Kate: I love that. Sometimes I forget to celebrate my successes and just press on to the next thing. Next time: champagne. I remember when you finished that book. What a feat. I wish back then, when I saw you struggling to complete it, that I had suggested you send me five pages a week. My first book, like yours, evolved from my dissertation. However, when it came time to write a novel, I flailed. Then I started bringing pages every week to Ellen Bass’s writing group in Santa Cruz—and I was off and running. Before that, I’d written many short stories and poems in my MFA program, always excited, and sometimes unnerved, by printing out my pages and bringing them to class. I’d been a journalist; talk about deadlines! Working with an editor to shape my stories offered that flush of immediate advice—and when the newspaper came out smelling of new ink, I liked imagining who was reading what I’d written. Do you have memories of writing early in your career and getting feedback?

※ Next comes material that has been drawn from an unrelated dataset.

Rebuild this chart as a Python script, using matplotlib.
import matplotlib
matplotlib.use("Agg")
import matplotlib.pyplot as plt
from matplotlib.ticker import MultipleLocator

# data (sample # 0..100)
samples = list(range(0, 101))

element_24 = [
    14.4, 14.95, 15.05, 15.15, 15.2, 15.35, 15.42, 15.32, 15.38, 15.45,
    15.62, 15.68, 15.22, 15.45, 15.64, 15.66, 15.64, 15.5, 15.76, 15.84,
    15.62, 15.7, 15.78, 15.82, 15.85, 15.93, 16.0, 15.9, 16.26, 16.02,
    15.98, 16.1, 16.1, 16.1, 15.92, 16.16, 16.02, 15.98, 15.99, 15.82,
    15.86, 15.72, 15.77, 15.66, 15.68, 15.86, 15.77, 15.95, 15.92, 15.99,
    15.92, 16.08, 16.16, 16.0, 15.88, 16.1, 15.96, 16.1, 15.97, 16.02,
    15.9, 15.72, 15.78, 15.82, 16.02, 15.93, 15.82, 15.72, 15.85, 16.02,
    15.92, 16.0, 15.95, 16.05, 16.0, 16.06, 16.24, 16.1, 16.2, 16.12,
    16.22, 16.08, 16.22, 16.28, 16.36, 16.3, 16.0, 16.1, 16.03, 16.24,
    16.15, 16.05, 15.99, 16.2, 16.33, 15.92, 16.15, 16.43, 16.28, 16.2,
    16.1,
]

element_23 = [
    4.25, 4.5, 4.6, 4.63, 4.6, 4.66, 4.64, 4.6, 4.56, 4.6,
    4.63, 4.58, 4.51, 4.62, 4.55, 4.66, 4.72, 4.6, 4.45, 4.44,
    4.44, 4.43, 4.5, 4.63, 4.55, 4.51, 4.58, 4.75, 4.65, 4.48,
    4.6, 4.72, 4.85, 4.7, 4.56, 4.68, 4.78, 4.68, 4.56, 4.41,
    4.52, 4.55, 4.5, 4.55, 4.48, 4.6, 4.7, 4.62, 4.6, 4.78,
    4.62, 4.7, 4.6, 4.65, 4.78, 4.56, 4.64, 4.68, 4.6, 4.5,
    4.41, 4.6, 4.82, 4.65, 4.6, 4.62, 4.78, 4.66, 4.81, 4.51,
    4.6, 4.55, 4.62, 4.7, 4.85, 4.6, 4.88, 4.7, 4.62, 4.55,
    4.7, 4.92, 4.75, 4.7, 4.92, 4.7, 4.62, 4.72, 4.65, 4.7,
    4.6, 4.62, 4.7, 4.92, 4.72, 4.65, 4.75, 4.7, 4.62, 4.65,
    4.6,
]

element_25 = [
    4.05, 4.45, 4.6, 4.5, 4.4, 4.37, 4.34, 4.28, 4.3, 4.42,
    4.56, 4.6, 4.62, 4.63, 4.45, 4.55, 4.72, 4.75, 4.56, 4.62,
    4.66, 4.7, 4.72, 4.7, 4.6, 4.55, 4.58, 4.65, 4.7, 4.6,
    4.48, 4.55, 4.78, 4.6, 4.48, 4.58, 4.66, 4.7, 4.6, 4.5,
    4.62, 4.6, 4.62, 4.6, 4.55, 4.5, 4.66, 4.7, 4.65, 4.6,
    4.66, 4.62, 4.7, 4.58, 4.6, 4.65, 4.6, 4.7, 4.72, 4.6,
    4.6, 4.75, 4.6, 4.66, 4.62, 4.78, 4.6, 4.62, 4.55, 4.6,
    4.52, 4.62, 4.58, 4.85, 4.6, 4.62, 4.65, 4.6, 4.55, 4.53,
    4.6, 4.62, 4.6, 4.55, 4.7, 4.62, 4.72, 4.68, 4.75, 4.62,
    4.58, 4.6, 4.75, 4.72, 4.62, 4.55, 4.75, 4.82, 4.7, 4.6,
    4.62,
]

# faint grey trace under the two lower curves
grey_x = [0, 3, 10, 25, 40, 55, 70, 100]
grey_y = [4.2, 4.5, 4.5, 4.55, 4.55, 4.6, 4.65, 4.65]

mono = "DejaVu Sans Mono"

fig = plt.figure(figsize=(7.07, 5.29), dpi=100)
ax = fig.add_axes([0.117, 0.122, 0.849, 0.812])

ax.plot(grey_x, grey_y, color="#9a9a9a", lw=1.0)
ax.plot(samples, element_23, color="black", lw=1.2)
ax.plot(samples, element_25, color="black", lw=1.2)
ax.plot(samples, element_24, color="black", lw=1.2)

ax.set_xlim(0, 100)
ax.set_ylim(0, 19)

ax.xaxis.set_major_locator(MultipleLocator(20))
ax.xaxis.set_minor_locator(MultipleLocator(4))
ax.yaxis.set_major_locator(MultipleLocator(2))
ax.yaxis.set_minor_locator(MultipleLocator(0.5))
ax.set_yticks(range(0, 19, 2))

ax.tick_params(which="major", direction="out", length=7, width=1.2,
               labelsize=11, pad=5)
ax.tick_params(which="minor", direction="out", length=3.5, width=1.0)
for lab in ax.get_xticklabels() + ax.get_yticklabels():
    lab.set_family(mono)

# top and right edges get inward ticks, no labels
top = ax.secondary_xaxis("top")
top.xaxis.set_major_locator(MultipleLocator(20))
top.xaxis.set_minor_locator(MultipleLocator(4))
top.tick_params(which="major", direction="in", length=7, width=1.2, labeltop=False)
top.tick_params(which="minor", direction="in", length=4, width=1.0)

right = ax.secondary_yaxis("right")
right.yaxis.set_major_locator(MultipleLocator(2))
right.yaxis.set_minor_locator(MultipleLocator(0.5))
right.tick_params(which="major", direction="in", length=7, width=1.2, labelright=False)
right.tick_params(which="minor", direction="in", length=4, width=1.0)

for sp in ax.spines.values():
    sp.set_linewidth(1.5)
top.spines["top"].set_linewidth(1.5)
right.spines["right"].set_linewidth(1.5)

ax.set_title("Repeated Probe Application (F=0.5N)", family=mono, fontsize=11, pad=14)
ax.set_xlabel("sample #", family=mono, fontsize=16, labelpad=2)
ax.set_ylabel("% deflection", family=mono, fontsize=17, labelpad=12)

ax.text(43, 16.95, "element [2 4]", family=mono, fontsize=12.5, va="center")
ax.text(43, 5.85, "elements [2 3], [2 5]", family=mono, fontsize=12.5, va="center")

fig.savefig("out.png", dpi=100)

Cathy: This is how my travel writing group, the Wild Writing Women, was born in San Francisco. I took a travel writing course from editor Don George. Why, I still don’t know, because I’d never written anything—I was an art major in college—and had never really traveled. But I realized I needed help, so when the course came to a close, I begged the other women in the class to form a writing group with me. At first they demurred, but then I offered to cook at my house each week if they’d come, so they surrendered. We met for the next 17 years, but at some point we mercifully began to rotate the cooking. We started out asking each other questions like “Do you know how to write a query letter?” then later it was “Where’s a good place to host a book launch party?” So the support of these women definitely helped.

Catherine Miller

“I realized I needed help, so when the course came to a close, I begged the other women in the class to form a writing group with me.”

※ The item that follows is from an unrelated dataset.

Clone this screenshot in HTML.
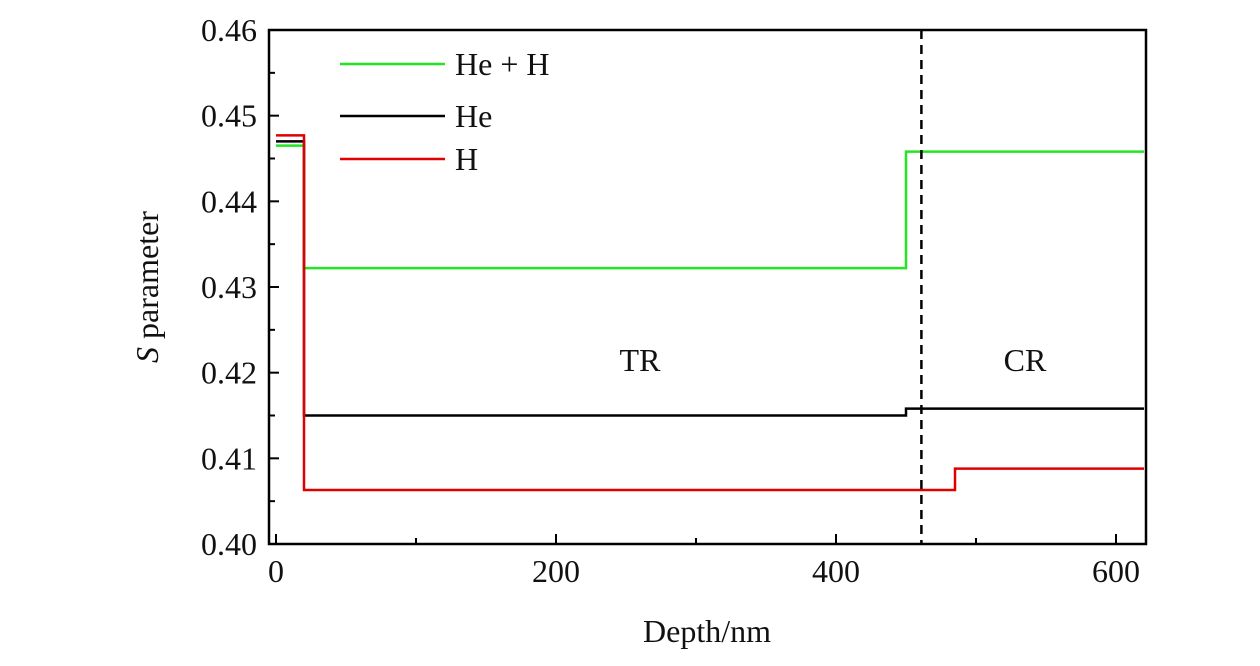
<!DOCTYPE html>
<html><head><meta charset="utf-8"><style>
body{margin:0;background:#fff}
svg text{font-family:"Liberation Serif",serif;fill:#111}
</style></head><body>
<svg width="1260" height="661">
<g id="plot"></g>
</svg>
<script>
const seriesNames=["He+H","He","H"];
const colors=["#22e622","#000000","#e00000"];
const stepX=[[0,20,450,620],[0,20,450,620],[0,20,485,620]];
const stepY=[[0.4465,0.4322,0.4458],[0.4470,0.4150,0.4158],[0.4477,0.4063,0.4088]];
const xTicks=[0,200,400,600];
const yTicks=[0.40,0.41,0.42,0.43,0.44,0.45,0.46];
const boundary=461;
const regions=[["TR",260,0.4215],["CR",535,0.4215]];
const L=269,R=1146,T=30,B=544;
const X=v=>276+(v-0)*1.40;
const Y=v=>B-(v-0.40)/0.06*(B-T);
const g=document.getElementById('plot');
const NS="http://www.w3.org/2000/svg";
function mk(t,a,p){const e=document.createElementNS(NS,t);for(const k in a)e.setAttribute(k,a[k]);(p||g).appendChild(e);return e;}
let e;
stepX.forEach((xs,i)=>{
  let d="M"+X(xs[0])+","+Y(stepY[i][0]);
  for(let j=0;j<stepY[i].length;j++){d+=" H"+X(xs[j+1]);if(j+1<stepY[i].length)d+=" V"+Y(stepY[i][j+1]);}
  e=mk('path',{d:d,fill:'none',stroke:colors[i],'stroke-width':2.5});
  
  
});
e=mk('line',{x1:X(boundary),x2:X(boundary),y1:T,y2:B,stroke:'#000','stroke-width':2.5,'stroke-dasharray':'9,6'});


e=mk('rect',{x:L,y:T,width:R-L,height:B-T,fill:'none',stroke:'#000','stroke-width':2.5});


xTicks.forEach(v=>{
  e=mk('line',{x1:X(v),x2:X(v),y1:B,y2:B-10,stroke:'#000','stroke-width':2});
  
  
  e=mk('text',{x:X(v),y:B+38,'text-anchor':'middle','font-size':32});e.textContent=v;
  
  
});
[100,300,500].forEach(v=>{e=mk('line',{x1:X(v),x2:X(v),y1:B,y2:B-6,stroke:'#000','stroke-width':2});
  
  });
yTicks.forEach((v,i)=>{
  e=mk('line',{x1:L,x2:L+10,y1:Y(v),y2:Y(v),stroke:'#000','stroke-width':2});
  
  
  if(i<yTicks.length-1){e=mk('line',{x1:L,x2:L+6,y1:Y(v+0.005),y2:Y(v+0.005),stroke:'#000','stroke-width':2});
    
    }
  e=mk('text',{x:L-12,y:Y(v)+11,'text-anchor':'end','font-size':32});e.textContent=v.toFixed(2);
  
  
});
regions.forEach(r=>{e=mk('text',{x:X(r[1]),y:Y(r[2])+11,'text-anchor':'middle','font-size':32});e.textContent=r[0];
  
  });
const legY=[64,116,159];
const legText=["He + H","He","H"];
seriesNames.forEach((n,i)=>{
  e=mk('line',{x1:340,x2:445,y1:legY[i],y2:legY[i],stroke:colors[i],'stroke-width':2.5});
  
  
  e=mk('text',{x:455,y:legY[i]+11,'font-size':32});e.textContent=legText[i];
  
  
});
e=mk('text',{x:707,y:642,'text-anchor':'middle','font-size':32});e.textContent="Depth/nm";


e=mk('text',{x:0,y:0,'text-anchor':'middle','font-size':32,transform:'translate(158,287) rotate(-90)'});
e.innerHTML='<tspan font-style="italic">S</tspan> parameter';


</script>
</body></html>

Kate: There’s something about the energy of a group. While I’ve always kept a private journal, I’m stimulated to write public pieces when I have a specific reader in mind. I remember as I turned in a paper in college or high school I looked forward to the teacher’s response. And in elementary school I scrawled stories in pencil on thin brown paper that could be easily torn by an eraser and felt proud when my words hung on the classroom wall. Do you ever write just for yourself?

Cathy: Oh yes! This is where all the rage goes which is socially unacceptable to spew in public. The poison is fairly oozing out the covers. But like you, I’ve mined those journals to write memoir—of course carefully choosing the passages that will serve me.

Kate: True, my journal is a safe place for me to throw plates against a wall. I can see now that my diaries are intrinsically motivated. The extrinsic motivation of working so closely with another writer is something that has been an important part of my publishable output.

Cathy: That’s certainly the case in our experiment. And I’m happy to report that we finished those two books, both made immeasurably better by the gift of quick and constant feedback.